Hindustan Unilever's Pricing Strategy


Hindustan Unilever Ltd (HUL) is poised to modify the pricing and weight of its products in response to the significant inflation affecting crude-related raw materials. The fast-moving consumer goods (FMCG) giant plans to implement price adjustments to counteract the escalating input costs. Recently, HUL has raised prices by 2-5 percent across various categories, following an 8-10 percent increase in costs, primarily due to disruptions linked to ongoing conflicts in West Asia.


During a discussion on the company's financial results for the March 2026 quarter, HUL's CFO, Niranjan Gupta, indicated that the company has started to reduce the grammage of its lower-priced sachets while simultaneously increasing the prices of larger packages. This strategy aims to mitigate the effects of rising inflation in crude-linked materials.

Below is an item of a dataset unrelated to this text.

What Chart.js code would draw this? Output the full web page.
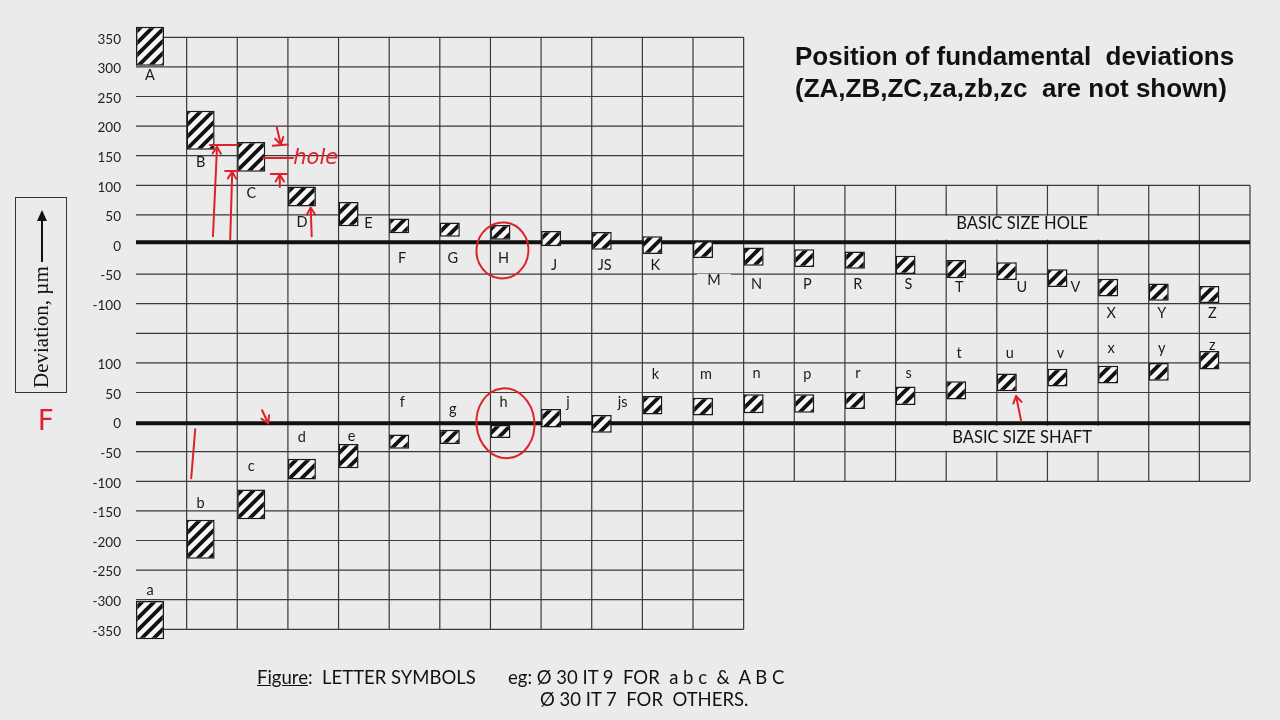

For consumers, this adjustment means either paying slightly more or receiving less product for the same price, a phenomenon commonly referred to as 'shrinkflation' in the FMCG sector. HUL's CEO and Managing Director, Priya Nair, emphasized that the company will focus on maintaining volume despite pricing challenges. She expressed confidence in navigating the current geopolitical situation in the Middle East and reiterated the company's guidance for fiscal year 2027, expecting it to outperform fiscal year 2026. Regarding profit margins, she anticipates remaining within the guided range while pursuing competitive volume-driven growth, which remains the top priority.


Indian households are already experiencing challenges due to disruptions in LPG supply, largely caused by the ongoing conflict in West Asia. Although the government claims there is 'no shortage,' reports indicate delays, extended waiting times, and local supply chain stresses.


In a previous conversation with a digital news platform, economists noted that while India's grocery bills may not be significantly affected by the Iran conflict in the short term, inflationary pressures are expected to gradually increase, with a more noticeable impact anticipated in the upcoming fiscal year.